→ **What you are asked to do**
The lines from the top of the material below through the line containing "0.037, 0, 0];" are to be printed exactly, with pictures omitted.
━━━ Material provided
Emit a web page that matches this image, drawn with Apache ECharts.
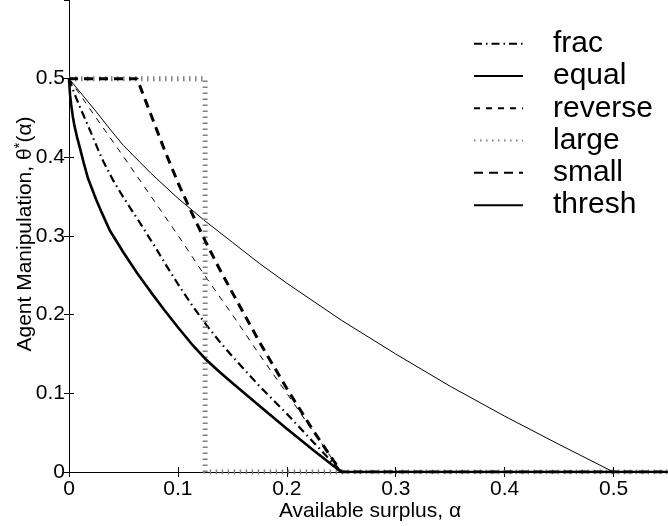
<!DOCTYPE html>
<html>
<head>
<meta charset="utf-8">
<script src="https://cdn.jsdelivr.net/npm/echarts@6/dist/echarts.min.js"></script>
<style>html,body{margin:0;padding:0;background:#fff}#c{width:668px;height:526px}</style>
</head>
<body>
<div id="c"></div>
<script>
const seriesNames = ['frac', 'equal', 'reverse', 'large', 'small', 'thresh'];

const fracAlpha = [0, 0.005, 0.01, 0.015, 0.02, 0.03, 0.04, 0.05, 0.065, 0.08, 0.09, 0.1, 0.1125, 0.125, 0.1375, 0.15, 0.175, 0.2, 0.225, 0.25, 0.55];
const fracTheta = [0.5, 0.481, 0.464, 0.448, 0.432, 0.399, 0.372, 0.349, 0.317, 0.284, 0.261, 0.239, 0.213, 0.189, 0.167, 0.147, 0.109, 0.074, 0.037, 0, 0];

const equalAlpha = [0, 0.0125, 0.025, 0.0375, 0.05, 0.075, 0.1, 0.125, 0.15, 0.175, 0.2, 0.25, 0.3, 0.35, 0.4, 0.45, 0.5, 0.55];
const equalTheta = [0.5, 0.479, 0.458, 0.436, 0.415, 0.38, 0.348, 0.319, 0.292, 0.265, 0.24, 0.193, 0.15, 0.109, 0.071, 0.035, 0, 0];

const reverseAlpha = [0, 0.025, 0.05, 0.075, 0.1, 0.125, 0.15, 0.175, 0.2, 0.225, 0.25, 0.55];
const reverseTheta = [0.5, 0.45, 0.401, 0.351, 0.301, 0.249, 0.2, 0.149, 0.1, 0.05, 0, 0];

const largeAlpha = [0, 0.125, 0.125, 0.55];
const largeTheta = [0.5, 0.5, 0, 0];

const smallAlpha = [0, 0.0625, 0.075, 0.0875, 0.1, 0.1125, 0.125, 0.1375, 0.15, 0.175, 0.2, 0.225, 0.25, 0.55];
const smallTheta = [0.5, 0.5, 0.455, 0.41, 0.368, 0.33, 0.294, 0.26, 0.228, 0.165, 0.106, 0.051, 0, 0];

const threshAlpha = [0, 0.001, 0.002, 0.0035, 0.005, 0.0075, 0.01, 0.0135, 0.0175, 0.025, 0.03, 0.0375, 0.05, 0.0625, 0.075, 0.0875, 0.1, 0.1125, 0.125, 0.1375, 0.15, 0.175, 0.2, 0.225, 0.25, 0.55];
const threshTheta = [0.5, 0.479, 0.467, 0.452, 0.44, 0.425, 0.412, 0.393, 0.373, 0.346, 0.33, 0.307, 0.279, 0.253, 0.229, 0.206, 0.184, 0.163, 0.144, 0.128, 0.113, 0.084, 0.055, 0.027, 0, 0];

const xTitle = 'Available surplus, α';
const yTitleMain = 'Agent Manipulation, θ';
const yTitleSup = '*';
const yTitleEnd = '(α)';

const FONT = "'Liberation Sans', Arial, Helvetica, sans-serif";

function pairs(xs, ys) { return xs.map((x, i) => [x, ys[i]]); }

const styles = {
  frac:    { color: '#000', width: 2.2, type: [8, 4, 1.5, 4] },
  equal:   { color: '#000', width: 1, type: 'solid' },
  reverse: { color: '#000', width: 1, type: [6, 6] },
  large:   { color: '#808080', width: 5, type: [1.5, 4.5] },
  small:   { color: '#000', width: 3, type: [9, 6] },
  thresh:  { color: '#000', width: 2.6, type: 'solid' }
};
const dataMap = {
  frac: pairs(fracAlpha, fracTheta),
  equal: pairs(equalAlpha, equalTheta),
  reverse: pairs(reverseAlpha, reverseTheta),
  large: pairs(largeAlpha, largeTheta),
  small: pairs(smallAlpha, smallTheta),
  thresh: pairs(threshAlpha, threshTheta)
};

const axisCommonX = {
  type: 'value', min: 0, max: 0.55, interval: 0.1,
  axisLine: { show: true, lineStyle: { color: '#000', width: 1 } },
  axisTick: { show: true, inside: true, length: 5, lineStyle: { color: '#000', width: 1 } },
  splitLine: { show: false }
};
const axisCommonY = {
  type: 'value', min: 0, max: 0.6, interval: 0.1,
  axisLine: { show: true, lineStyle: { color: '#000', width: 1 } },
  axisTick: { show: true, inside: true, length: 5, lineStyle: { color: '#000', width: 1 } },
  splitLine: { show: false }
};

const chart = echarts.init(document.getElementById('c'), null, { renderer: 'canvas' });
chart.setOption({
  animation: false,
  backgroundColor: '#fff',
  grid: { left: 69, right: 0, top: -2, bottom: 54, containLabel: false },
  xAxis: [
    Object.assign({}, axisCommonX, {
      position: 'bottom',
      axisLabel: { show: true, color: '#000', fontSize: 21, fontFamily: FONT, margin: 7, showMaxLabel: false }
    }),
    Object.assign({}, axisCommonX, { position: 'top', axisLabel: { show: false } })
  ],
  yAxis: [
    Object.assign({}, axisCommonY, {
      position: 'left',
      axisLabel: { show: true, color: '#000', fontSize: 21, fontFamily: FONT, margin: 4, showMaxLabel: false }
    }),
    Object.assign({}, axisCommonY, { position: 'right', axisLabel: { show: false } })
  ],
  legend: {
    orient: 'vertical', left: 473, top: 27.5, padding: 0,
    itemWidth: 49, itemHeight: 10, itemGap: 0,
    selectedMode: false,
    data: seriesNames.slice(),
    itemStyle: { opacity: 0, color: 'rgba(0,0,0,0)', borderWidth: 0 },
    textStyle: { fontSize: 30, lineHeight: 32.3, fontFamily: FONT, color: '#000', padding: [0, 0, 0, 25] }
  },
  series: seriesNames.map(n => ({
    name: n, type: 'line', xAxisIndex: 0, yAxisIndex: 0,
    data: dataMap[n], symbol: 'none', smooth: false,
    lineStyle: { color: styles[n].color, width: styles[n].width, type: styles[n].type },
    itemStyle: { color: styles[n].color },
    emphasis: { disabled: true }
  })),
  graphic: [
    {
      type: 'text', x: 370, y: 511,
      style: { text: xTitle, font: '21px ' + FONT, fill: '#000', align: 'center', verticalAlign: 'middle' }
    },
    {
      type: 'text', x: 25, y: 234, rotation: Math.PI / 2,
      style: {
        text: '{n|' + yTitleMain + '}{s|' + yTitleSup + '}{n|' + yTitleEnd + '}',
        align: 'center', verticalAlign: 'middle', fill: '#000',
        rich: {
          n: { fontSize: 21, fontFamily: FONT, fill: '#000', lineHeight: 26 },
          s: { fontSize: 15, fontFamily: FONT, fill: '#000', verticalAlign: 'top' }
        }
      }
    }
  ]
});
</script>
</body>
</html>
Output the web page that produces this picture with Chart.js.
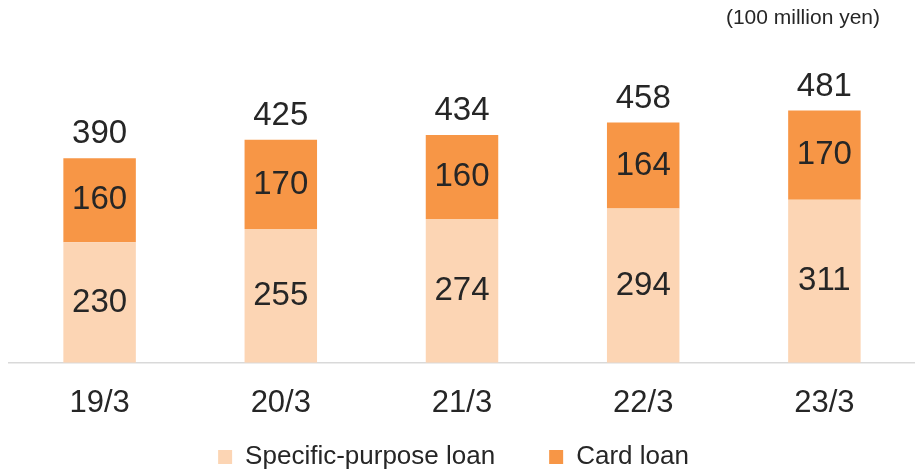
━━━━━━
→ **The completed task**
Emit a web page that matches this image, drawn with Apache ECharts.
<!DOCTYPE html>
<html>
<head>
<meta charset="utf-8">
<script src="https://cdn.jsdelivr.net/npm/echarts@6/dist/echarts.min.js"></script>
<style>html,body{margin:0;padding:0;background:#fff}#c{width:668px;height:526px}</style>
</head>
<body>
<div id="c"></div>
<script>
const seriesNames = ['frac', 'equal', 'reverse', 'large', 'small', 'thresh'];

const fracAlpha = [0, 0.005, 0.01, 0.015, 0.02, 0.03, 0.04, 0.05, 0.065, 0.08, 0.09, 0.1, 0.1125, 0.125, 0.1375, 0.15, 0.175, 0.2, 0.225, 0.25, 0.55];
const fracTheta = [0.5, 0.481, 0.464, 0.448, 0.432, 0.399, 0.372, 0.349, 0.317, 0.284, 0.261, 0.239, 0.213, 0.189, 0.167, 0.147, 0.109, 0.074, 0.037, 0, 0];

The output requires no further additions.